Deer Netting vs. Deer Spray: Which Actually Works Better for Your Garden?

If you're dealing with deer damage in your garden, you've probably considered both deer repellent sprays and physical netting as solutions. Each has its advocates, and both can play a role in a deer management strategy — but they're not equally effective for every situation. Here's an honest comparison.

How Deer Repellent Sprays Work

Deer sprays work through scent and taste deterrence. Most products use combinations of putrescent egg solids, garlic oil, hot pepper, or predator urine to make plants smell and taste unpleasant to deer. When applied correctly and regularly, they can reduce browsing significantly.

The catch is "applied correctly and regularly." Sprays need to be reapplied after rain, and in wet climates like New Jersey's, that can mean every 2–3 weeks during spring and fall. They also need to be applied to new growth as plants develop — a plant that's been well-sprayed at the base but has two feet of unsprayed new growth at the top is still vulnerable.

Sprays also become less effective over time in heavily deer-populated areas. Deer that are hungry enough will eventually test a treated plant, and once they determine the flavor is tolerable, the deterrent effect diminishes.
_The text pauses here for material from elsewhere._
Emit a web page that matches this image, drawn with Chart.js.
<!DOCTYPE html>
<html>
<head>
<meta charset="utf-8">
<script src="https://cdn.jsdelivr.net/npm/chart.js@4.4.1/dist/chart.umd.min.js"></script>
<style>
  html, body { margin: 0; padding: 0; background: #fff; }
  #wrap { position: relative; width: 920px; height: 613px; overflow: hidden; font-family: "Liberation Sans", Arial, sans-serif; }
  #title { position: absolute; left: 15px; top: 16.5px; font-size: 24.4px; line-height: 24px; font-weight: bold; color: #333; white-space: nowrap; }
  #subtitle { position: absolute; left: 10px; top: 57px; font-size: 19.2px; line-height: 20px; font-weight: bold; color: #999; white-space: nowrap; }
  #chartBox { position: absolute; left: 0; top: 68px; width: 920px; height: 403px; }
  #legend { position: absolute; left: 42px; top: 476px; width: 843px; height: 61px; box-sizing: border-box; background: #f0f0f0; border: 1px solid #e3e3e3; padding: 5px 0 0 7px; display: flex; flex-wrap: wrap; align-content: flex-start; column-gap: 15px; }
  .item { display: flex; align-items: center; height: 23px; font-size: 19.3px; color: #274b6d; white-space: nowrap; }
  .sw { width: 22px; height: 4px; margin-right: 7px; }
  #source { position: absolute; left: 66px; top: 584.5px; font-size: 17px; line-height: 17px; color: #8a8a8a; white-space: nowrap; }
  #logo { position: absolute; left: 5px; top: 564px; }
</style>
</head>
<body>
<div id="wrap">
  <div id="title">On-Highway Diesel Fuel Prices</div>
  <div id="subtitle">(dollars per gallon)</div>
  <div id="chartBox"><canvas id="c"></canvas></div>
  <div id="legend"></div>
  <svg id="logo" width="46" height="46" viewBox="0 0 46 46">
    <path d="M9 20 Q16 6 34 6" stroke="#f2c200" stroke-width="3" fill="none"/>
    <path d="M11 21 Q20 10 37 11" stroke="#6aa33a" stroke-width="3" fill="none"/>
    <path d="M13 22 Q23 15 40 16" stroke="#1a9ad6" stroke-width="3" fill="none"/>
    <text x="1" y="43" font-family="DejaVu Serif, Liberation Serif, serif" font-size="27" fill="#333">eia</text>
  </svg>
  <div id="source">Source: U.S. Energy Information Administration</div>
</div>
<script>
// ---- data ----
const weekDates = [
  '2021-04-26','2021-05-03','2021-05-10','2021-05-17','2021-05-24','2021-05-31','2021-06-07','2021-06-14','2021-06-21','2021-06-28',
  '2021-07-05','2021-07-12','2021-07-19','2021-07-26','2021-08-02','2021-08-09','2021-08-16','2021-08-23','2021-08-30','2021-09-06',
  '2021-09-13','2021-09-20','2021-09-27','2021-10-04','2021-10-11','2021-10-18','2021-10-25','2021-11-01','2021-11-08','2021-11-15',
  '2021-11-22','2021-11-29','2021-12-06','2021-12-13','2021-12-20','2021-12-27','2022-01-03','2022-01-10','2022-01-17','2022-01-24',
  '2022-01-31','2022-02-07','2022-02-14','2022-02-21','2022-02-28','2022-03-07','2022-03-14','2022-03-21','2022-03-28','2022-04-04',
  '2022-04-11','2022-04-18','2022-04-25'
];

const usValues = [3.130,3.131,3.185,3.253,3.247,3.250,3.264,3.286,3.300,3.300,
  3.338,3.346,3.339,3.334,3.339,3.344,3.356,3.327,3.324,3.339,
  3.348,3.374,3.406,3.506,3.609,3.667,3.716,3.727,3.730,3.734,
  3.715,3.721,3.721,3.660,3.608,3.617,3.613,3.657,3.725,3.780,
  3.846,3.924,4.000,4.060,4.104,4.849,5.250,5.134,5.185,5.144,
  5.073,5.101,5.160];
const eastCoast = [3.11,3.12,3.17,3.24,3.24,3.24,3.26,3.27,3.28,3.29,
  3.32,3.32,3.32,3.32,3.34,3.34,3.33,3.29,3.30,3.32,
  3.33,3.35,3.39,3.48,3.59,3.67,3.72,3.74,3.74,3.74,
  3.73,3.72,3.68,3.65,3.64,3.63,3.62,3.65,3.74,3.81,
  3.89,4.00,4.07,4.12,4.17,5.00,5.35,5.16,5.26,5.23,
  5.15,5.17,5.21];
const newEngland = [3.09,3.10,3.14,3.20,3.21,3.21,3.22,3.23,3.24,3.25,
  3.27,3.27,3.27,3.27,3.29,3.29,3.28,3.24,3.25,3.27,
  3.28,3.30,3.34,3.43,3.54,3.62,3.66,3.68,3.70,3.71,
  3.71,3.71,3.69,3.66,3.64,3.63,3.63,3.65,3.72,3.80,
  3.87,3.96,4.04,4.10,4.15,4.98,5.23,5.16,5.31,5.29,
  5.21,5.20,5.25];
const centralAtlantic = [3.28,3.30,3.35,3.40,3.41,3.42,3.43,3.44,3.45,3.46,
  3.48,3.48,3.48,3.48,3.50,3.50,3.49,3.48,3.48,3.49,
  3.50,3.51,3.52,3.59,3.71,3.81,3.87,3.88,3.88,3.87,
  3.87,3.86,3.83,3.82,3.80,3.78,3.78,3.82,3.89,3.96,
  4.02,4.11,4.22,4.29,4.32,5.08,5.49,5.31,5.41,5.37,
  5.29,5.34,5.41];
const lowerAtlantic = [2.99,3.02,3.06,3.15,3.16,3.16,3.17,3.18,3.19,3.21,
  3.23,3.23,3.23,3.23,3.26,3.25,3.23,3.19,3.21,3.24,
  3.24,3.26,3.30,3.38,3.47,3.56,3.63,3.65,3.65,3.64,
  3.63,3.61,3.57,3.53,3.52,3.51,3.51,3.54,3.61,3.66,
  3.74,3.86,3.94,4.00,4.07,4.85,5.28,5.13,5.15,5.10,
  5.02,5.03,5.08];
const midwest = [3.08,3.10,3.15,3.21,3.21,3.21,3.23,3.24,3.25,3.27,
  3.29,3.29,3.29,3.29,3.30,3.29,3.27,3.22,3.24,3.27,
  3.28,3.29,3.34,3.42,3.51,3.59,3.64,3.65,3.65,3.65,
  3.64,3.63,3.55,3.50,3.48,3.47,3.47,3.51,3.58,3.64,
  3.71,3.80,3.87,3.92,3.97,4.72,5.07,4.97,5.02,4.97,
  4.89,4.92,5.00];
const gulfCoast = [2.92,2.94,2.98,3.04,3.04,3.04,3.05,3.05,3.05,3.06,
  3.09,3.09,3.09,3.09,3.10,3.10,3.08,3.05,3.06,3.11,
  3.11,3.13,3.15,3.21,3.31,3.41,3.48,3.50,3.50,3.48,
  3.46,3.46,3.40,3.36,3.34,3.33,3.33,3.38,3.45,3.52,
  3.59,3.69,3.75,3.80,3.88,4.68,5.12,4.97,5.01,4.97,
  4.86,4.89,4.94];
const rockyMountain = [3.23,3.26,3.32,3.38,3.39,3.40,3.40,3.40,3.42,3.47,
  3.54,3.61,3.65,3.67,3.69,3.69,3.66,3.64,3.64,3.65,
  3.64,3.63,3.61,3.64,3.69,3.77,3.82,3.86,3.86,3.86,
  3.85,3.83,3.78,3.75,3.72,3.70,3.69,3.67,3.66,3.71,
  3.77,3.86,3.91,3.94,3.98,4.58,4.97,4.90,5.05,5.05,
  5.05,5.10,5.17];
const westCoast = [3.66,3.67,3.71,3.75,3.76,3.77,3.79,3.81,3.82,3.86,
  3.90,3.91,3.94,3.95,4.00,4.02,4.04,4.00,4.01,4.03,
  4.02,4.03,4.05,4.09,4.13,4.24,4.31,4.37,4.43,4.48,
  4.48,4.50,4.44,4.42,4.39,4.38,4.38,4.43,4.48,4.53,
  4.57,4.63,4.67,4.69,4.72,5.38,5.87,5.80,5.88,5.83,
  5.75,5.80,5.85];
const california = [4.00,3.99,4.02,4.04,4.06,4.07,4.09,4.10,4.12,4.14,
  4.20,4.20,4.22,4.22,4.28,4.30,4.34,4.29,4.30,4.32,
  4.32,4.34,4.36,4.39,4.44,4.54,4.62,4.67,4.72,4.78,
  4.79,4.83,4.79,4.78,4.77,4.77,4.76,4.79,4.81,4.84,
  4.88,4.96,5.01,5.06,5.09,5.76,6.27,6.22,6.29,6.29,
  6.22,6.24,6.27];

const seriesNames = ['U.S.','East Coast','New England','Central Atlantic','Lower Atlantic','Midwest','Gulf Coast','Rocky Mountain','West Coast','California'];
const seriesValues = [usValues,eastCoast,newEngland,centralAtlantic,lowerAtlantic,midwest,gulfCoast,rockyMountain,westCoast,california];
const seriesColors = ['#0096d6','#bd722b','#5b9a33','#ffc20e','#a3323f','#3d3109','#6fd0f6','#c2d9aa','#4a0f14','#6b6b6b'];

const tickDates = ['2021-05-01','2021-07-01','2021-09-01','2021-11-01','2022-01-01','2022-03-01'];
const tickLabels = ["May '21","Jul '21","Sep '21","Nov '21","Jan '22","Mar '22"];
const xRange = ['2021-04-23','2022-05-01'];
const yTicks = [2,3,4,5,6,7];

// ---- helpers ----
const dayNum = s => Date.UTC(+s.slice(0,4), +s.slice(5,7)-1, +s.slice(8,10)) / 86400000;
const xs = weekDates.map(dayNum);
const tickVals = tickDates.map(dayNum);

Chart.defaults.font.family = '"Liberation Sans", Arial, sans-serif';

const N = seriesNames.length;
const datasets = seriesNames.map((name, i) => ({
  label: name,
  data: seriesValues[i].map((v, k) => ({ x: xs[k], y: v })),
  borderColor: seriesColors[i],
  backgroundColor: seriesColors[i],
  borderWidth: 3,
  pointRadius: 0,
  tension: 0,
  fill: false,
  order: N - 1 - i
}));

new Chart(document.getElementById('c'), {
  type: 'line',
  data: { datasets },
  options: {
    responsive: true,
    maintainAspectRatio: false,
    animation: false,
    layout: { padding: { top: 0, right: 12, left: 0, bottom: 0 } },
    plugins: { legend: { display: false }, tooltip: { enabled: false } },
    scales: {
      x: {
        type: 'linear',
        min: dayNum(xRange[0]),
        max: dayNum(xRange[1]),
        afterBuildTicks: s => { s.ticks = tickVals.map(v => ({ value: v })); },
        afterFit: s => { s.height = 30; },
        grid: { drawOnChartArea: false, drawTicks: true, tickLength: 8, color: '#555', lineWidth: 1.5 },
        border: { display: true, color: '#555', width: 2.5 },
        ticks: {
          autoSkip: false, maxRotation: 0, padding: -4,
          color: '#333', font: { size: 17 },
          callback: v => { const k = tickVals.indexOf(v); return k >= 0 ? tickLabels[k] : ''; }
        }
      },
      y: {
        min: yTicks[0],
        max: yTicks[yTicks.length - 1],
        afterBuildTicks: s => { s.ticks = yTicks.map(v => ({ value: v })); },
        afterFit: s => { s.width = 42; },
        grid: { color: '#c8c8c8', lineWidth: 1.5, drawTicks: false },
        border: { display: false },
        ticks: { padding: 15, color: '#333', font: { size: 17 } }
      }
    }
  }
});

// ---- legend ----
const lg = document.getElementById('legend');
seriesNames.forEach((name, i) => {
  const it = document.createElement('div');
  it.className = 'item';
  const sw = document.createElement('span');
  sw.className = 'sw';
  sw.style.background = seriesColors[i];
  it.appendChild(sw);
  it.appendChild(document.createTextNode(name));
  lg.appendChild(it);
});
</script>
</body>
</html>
How Physical Netting Works

Physical netting — like the covers and wraps in the Deer-Terrent product line — creates a barrier that deer simply cannot push through or bite past. There's no scent to habituate to, no rain to wash away, and no reapplication schedule to maintain. You install it, and it works.

The trade-off is that netting requires installation and removal each season. For homeowners who want to set and forget a solution, that's a small but real effort. The other limitation is coverage — netting works best for individual plants or defined rows, not sprawling naturalized areas.

When to Use Each Approach

Use sprays when:

  • You have a large naturalized area with many plants spread across irregular terrain
  • You want a first line of defense on plants that are moderately deer-resistant anyway
  • You're supplementing netting protection with additional deterrence

Use netting when:

  • You have high-value plants (arborvitae, rhododendrons, hollies) that you cannot afford to lose
  • You're in a high deer-pressure area where sprays alone have failed
  • You want a season-long solution without ongoing maintenance
  • You're protecting new plantings while they establish

The Combination Approach

Many experienced gardeners in the Northeast use a layered strategy: physical netting on their highest-value, most vulnerable plants, plus spray applications on the surrounding garden as a secondary deterrent. Deer that encounter the spray perimeter are discouraged from investigating further — and if they do get close, the netting stops them from reaching the plant.

Ultimately, the right solution depends on your deer pressure, your plant values, and how much maintenance you're willing to do. If you've tried sprays and still finding damage, physical netting is the reliable next step.